Skip and I met while hiking the Hells Canyon Wilderness of the Snake River in the mid-seventies. For our honeymoon, we took a job herding sheep in one of the roughest landscapes in the country, and spent the next four years getting to know it, and each other, intimately.
Our love of adventure and the back-country took us many out-of-the-way places. But when I found myself “in a family way” we came out of the mountains with our pack-string of horses and mules to seek steady employment and a place to call home. The Imnaha country seemed the perfect compromise, close to civilization, but not too close.
We spent ten wonderful years on the cattle ranch, raising two children, with the help of a milk cow or two, lots of grass-fed beef, and a garden. We learned that our adventures had just begun as we committed ourselves to family and community, exploring the opportunity to become stewards and caretakers of the Imnaha in all its seasons.
Eventually, we talked the boss out of this two acre piece right here between the road and the river and moved onto our “own” place. It looked a little different then… just a cabin with three rooms someone had hauled in on the back of a trailer in the fifties. Hired hands had added on a bit and when it was ours we did our share, making our own improvements. We cut down a few box elders trees, planted an orchard, and tilled up a garden site.

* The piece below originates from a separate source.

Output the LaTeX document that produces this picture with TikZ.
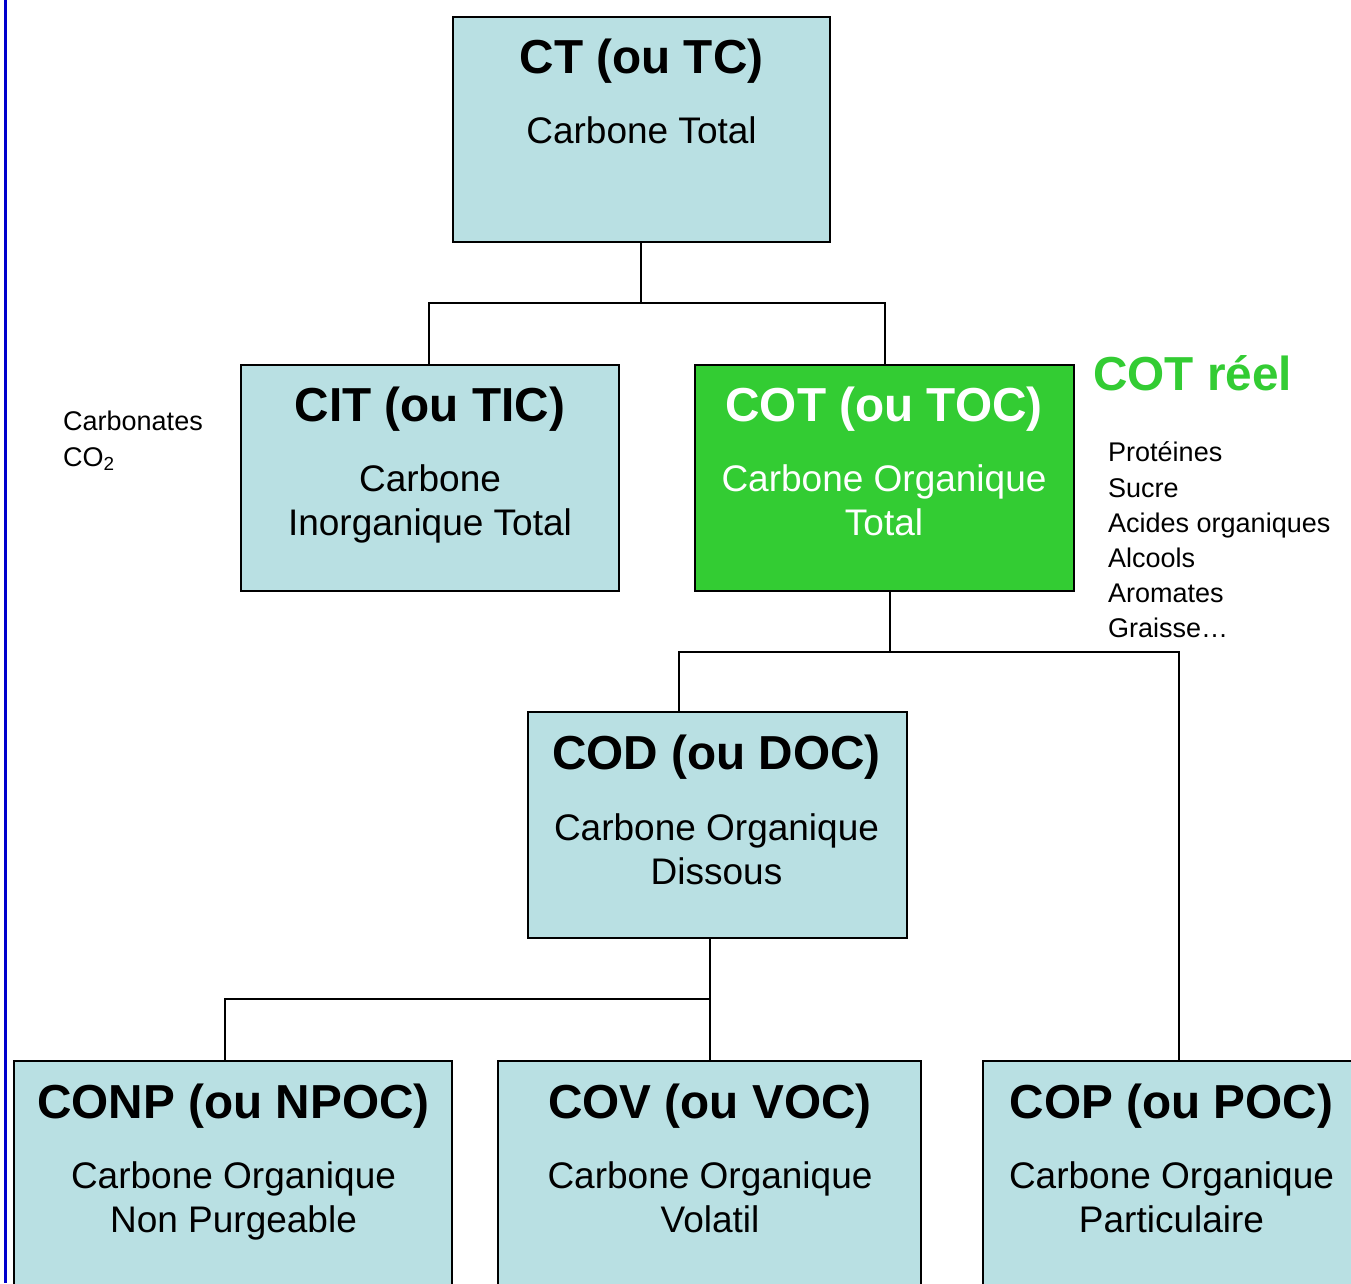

Skip started going a little crazy hauling home a rock or two every time he went fencing in the hill country and some of those rocks, most of them now, got stacked into walls. We had a major flood, called the five hundred year flood in 1997, when three freak storms hit, one on top of the other and we had to start over again stacking rocks when the river was finished flooding the banks. So I guess we are on our second go round.
I know you are going to wonder what kind of machinery we had available to us to gather and stack these rocks and I’m going to tell you every one was picked up by hand or rolled up a board into the back of a pickup truck. In some cases it defies the imagination. For some bizarre reason we really like stacking rock. The bigger the better.
We spent ten years here at the River House with our family watching otter, beaver, heron, elk and deer from the cabin’s windows. We all have fond memories of the River House and although our children are grown and have families of their own, we still like to meet here and talk of old times while we make new memories with each other.
We sincerely hope that you enjoy this place as we have, and take care of it as if it was your own, even for just a short time.